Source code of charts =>
<<<<

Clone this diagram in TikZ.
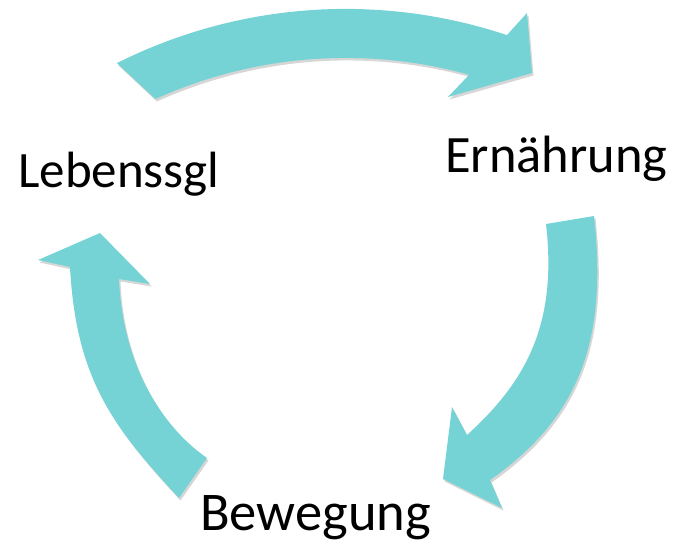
\documentclass[tikz,border=0pt]{standalone}
\usepackage{fontspec}
\setmainfont{Carlito}
\usetikzlibrary{shadows}
\definecolor{arrowteal}{RGB}{117,211,213}
\tikzset{
  blockarrow/.style={fill=arrowteal, drop shadow={shadow xshift=1.5pt, shadow yshift=-2.5pt, opacity=0.16, fill=black}},
  label/.style={inner sep=0pt, anchor=base west, text=black}
}
\begin{document}
\begin{tikzpicture}[x=1pt,y=-1pt]
\useasboundingbox (0,0) rectangle (675,547);
% top arrow
\fill[blockarrow] plot[domain=-116.65:-71.57, samples=50] ({345.7+510*cos(\x)},{518.9+510*sin(\x)})
  -- (527,13) -- (532,73) -- (448,97) -- (468,76)
  -- plot[domain=-74.56:-114.38, samples=50] ({345.7+461*cos(\x)},{518.9+461*sin(\x)}) -- cycle;
% right arrow
\fill[blockarrow] (594,216) .. controls (607.6,340) and (580,417) .. (490,480)
  -- (502,508) -- (443,479) -- (452,407) -- (467,435)
  .. controls (526.2,381.4) and (557.5,324) .. (546,224) -- cycle;
% left arrow
\fill[blockarrow] (179,498) .. controls (111,425) and (76,377) .. (70,267)
  -- (38,260) -- (100,233) -- (150,284) -- (119,279)
  .. controls (122.2,359) and (157.8,423.8) .. (207,458) -- cycle;
\node[label, font=\fontsize{51}{60}\selectfont] (leb) at (18,187) {Lebenssgl};
\node[label, font=\fontsize{52.5}{60}\selectfont] (ern) at (445,172) {Ernährung};
\node[label, font=\fontsize{54.5}{60}\selectfont] (bew) at (200,530) {Bewegung};
\end{tikzpicture}
\end{document}
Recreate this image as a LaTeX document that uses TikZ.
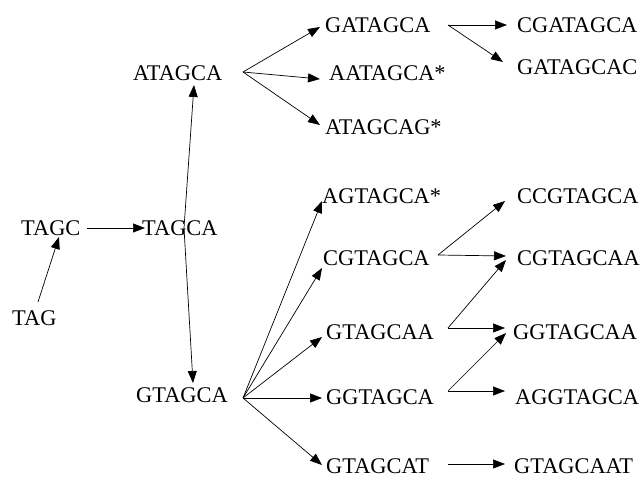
\documentclass[tikz,border=0pt]{standalone}
\usepackage{fontspec}
\setmainfont{Liberation Serif}
\usetikzlibrary{arrows.meta,calc}

\begin{document}
\begin{tikzpicture}[x=1pt,y=-1pt,
    every node/.style={font=\fontsize{22.4}{25}\selectfont},
    seq/.style={anchor=west,inner sep=0pt},
    arr/.style={-{Triangle[length=12pt,width=9pt]},line width=0.7pt}]
  \useasboundingbox (0,0) rectangle (641,478);

  % first levels
  \node[seq] (tag)    at ( 12,318) {TAG};
  \node[seq] (tagc)   at ( 21,228) {TAGC};
  \node[seq] (tagca)  at (142,228) {TAGCA};
  \node[seq] (atagca) at (133, 73) {ATAGCA};
  \node[seq] (gtagca) at (136,395) {GTAGCA};

  % upper branch
  \node[seq] (gatagca)  at (325, 25) {GATAGCA};
  \node[seq] (aatagca)  at (329, 73) {AATAGCA*};
  \node[seq] (atagcag)  at (325,127) {ATAGCAG*};
  \node[seq] (cgatagca) at (517, 25) {CGATAGCA};
  \node[seq] (gatagcac) at (517, 67) {GATAGCAC};

  % lower branch
  \node[seq] (agtagca)  at (322,196) {AGTAGCA*};
  \node[seq] (cgtagca)  at (323,258) {CGTAGCA};
  \node[seq] (gtagcaa)  at (326,332) {GTAGCAA};
  \node[seq] (ggtagca)  at (326,397) {GGTAGCA};
  \node[seq] (gtagcat)  at (326,466) {GTAGCAT};
  \node[seq] (ccgtagca) at (517,196) {CCGTAGCA};
  \node[seq] (cgtagcaa) at (517,258) {CGTAGCAA};
  \node[seq] (ggtagcaa) at (513,332) {GGTAGCAA};
  \node[seq] (aggtagca) at (515,397) {AGGTAGCA};
  \node[seq] (gtagcaat) at (514,466) {GTAGCAAT};

  \draw[arr] ($(tag.west)+(26,-16)$) -- ($(tagc.west)+(38,9)$);
  \draw[arr] ($(tagc.west)+(66,0)$) -- ($(tagca.west)+(3,0)$);
  \draw[arr] ($(tagca.west)+(42,0)$) -- ($(atagca.west)+(61,12)$);
  \draw[arr] ($(tagca.west)+(42,0)$) -- ($(gtagca.west)+(57,-12)$);

  \draw[arr] ($(atagca.west)+(110,-1)$) -- ($(gatagca.west)+(-5,2)$);
  \draw[arr] ($(atagca.west)+(110,-1)$) -- ($(aatagca.west)+(-9,6)$);
  \draw[arr] ($(atagca.west)+(110,-1)$) -- ($(atagcag.west)+(-5,-2)$);
  \draw[arr] ($(gatagca.west)+(123,0)$) -- ($(cgatagca.west)+(-10,0)$);
  \draw[arr] ($(gatagca.west)+(123,0)$) -- ($(gatagcac.west)+(-14,-5)$);

  \draw[arr] ($(gtagca.west)+(107,3)$) -- ($(agtagca.west)+(0,5)$);
  \draw[arr] ($(gtagca.west)+(107,3)$) -- ($(cgtagca.west)+(-1,10)$);
  \draw[arr] ($(gtagca.west)+(107,3)$) -- ($(gtagcaa.west)+(-4,5)$);
  \draw[arr] ($(gtagca.west)+(107,3)$) -- ($(ggtagca.west)+(-4,1)$);
  \draw[arr] ($(gtagca.west)+(107,3)$) -- ($(gtagcat.west)+(-4,-1)$);

  \draw[arr] ($(cgtagca.west)+(115,-3)$) -- ($(ccgtagca.west)+(-12,5)$);
  \draw[arr] ($(cgtagca.west)+(115,-3)$) -- ($(cgtagcaa.west)+(-11,-2)$);
  \draw[arr] ($(gtagcaa.west)+(122,-4)$) -- ($(cgtagcaa.west)+(-11,2)$);
  \draw[arr] ($(gtagcaa.west)+(122,-4)$) -- ($(ggtagcaa.west)+(-8,-4)$);
  \draw[arr] ($(ggtagca.west)+(122,-6)$) -- ($(ggtagcaa.west)+(-7,1)$);
  \draw[arr] ($(ggtagca.west)+(122,-6)$) -- ($(aggtagca.west)+(-10,-6)$);
  \draw[arr] ($(gtagcat.west)+(122,-2)$) -- ($(gtagcaat.west)+(-9,-2)$);
\end{tikzpicture}
\end{document}
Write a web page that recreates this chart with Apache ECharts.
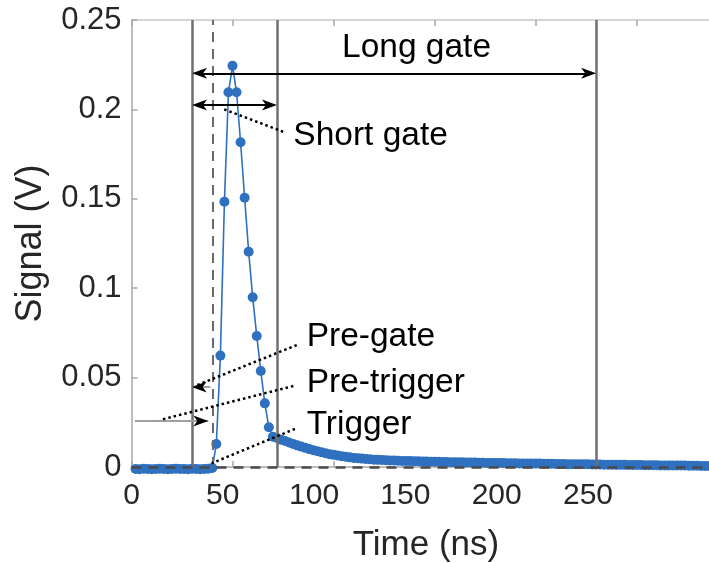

>>>>

THE TASK =>
Without the pictures, copy the material exactly as given.

WRITTEN ANSWER =>
Clone this diagram in TikZ.
\documentclass[tikz,border=0pt]{standalone}
\usepackage{fontspec}
\setmainfont{Carlito}
\usetikzlibrary{shadows}
\definecolor{arrowteal}{RGB}{117,211,213}
\tikzset{
  blockarrow/.style={fill=arrowteal, drop shadow={shadow xshift=1.5pt, shadow yshift=-2.5pt, opacity=0.16, fill=black}},
  label/.style={inner sep=0pt, anchor=base west, text=black}
}
\begin{document}
\begin{tikzpicture}[x=1pt,y=-1pt]
\useasboundingbox (0,0) rectangle (675,547);
% top arrow
\fill[blockarrow] plot[domain=-116.65:-71.57, samples=50] ({345.7+510*cos(\x)},{518.9+510*sin(\x)})
  -- (527,13) -- (532,73) -- (448,97) -- (468,76)
  -- plot[domain=-74.56:-114.38, samples=50] ({345.7+461*cos(\x)},{518.9+461*sin(\x)}) -- cycle;
% right arrow
\fill[blockarrow] (594,216) .. controls (607.6,340) and (580,417) .. (490,480)
  -- (502,508) -- (443,479) -- (452,407) -- (467,435)
  .. controls (526.2,381.4) and (557.5,324) .. (546,224) -- cycle;
% left arrow
\fill[blockarrow] (179,498) .. controls (111,425) and (76,377) .. (70,267)
  -- (38,260) -- (100,233) -- (150,284) -- (119,279)
  .. controls (122.2,359) and (157.8,423.8) .. (207,458) -- cycle;
\node[label, font=\fontsize{51}{60}\selectfont] (leb) at (18,187) {Lebenssgl};
\node[label, font=\fontsize{52.5}{60}\selectfont] (ern) at (445,172) {Ernährung};
\node[label, font=\fontsize{54.5}{60}\selectfont] (bew) at (200,530) {Bewegung};
\end{tikzpicture}
\end{document}
Recreate this image as a LaTeX document that uses TikZ.
\documentclass[tikz,border=0pt]{standalone}
\usepackage{fontspec}
\setmainfont{Liberation Serif}
\usetikzlibrary{arrows.meta,calc}

\begin{document}
\begin{tikzpicture}[x=1pt,y=-1pt,
    every node/.style={font=\fontsize{22.4}{25}\selectfont},
    seq/.style={anchor=west,inner sep=0pt},
    arr/.style={-{Triangle[length=12pt,width=9pt]},line width=0.7pt}]
  \useasboundingbox (0,0) rectangle (641,478);

  % first levels
  \node[seq] (tag)    at ( 12,318) {TAG};
  \node[seq] (tagc)   at ( 21,228) {TAGC};
  \node[seq] (tagca)  at (142,228) {TAGCA};
  \node[seq] (atagca) at (133, 73) {ATAGCA};
  \node[seq] (gtagca) at (136,395) {GTAGCA};

  % upper branch
  \node[seq] (gatagca)  at (325, 25) {GATAGCA};
  \node[seq] (aatagca)  at (329, 73) {AATAGCA*};
  \node[seq] (atagcag)  at (325,127) {ATAGCAG*};
  \node[seq] (cgatagca) at (517, 25) {CGATAGCA};
  \node[seq] (gatagcac) at (517, 67) {GATAGCAC};

  % lower branch
  \node[seq] (agtagca)  at (322,196) {AGTAGCA*};
  \node[seq] (cgtagca)  at (323,258) {CGTAGCA};
  \node[seq] (gtagcaa)  at (326,332) {GTAGCAA};
  \node[seq] (ggtagca)  at (326,397) {GGTAGCA};
  \node[seq] (gtagcat)  at (326,466) {GTAGCAT};
  \node[seq] (ccgtagca) at (517,196) {CCGTAGCA};
  \node[seq] (cgtagcaa) at (517,258) {CGTAGCAA};
  \node[seq] (ggtagcaa) at (513,332) {GGTAGCAA};
  \node[seq] (aggtagca) at (515,397) {AGGTAGCA};
  \node[seq] (gtagcaat) at (514,466) {GTAGCAAT};

  \draw[arr] ($(tag.west)+(26,-16)$) -- ($(tagc.west)+(38,9)$);
  \draw[arr] ($(tagc.west)+(66,0)$) -- ($(tagca.west)+(3,0)$);
  \draw[arr] ($(tagca.west)+(42,0)$) -- ($(atagca.west)+(61,12)$);
  \draw[arr] ($(tagca.west)+(42,0)$) -- ($(gtagca.west)+(57,-12)$);

  \draw[arr] ($(atagca.west)+(110,-1)$) -- ($(gatagca.west)+(-5,2)$);
  \draw[arr] ($(atagca.west)+(110,-1)$) -- ($(aatagca.west)+(-9,6)$);
  \draw[arr] ($(atagca.west)+(110,-1)$) -- ($(atagcag.west)+(-5,-2)$);
  \draw[arr] ($(gatagca.west)+(123,0)$) -- ($(cgatagca.west)+(-10,0)$);
  \draw[arr] ($(gatagca.west)+(123,0)$) -- ($(gatagcac.west)+(-14,-5)$);

  \draw[arr] ($(gtagca.west)+(107,3)$) -- ($(agtagca.west)+(0,5)$);
  \draw[arr] ($(gtagca.west)+(107,3)$) -- ($(cgtagca.west)+(-1,10)$);
  \draw[arr] ($(gtagca.west)+(107,3)$) -- ($(gtagcaa.west)+(-4,5)$);
  \draw[arr] ($(gtagca.west)+(107,3)$) -- ($(ggtagca.west)+(-4,1)$);
  \draw[arr] ($(gtagca.west)+(107,3)$) -- ($(gtagcat.west)+(-4,-1)$);

  \draw[arr] ($(cgtagca.west)+(115,-3)$) -- ($(ccgtagca.west)+(-12,5)$);
  \draw[arr] ($(cgtagca.west)+(115,-3)$) -- ($(cgtagcaa.west)+(-11,-2)$);
  \draw[arr] ($(gtagcaa.west)+(122,-4)$) -- ($(cgtagcaa.west)+(-11,2)$);
  \draw[arr] ($(gtagcaa.west)+(122,-4)$) -- ($(ggtagcaa.west)+(-8,-4)$);
  \draw[arr] ($(ggtagca.west)+(122,-6)$) -- ($(ggtagcaa.west)+(-7,1)$);
  \draw[arr] ($(ggtagca.west)+(122,-6)$) -- ($(aggtagca.west)+(-10,-6)$);
  \draw[arr] ($(gtagcat.west)+(122,-2)$) -- ($(gtagcaat.west)+(-9,-2)$);
\end{tikzpicture}
\end{document}
Write a web page that recreates this chart with Apache ECharts.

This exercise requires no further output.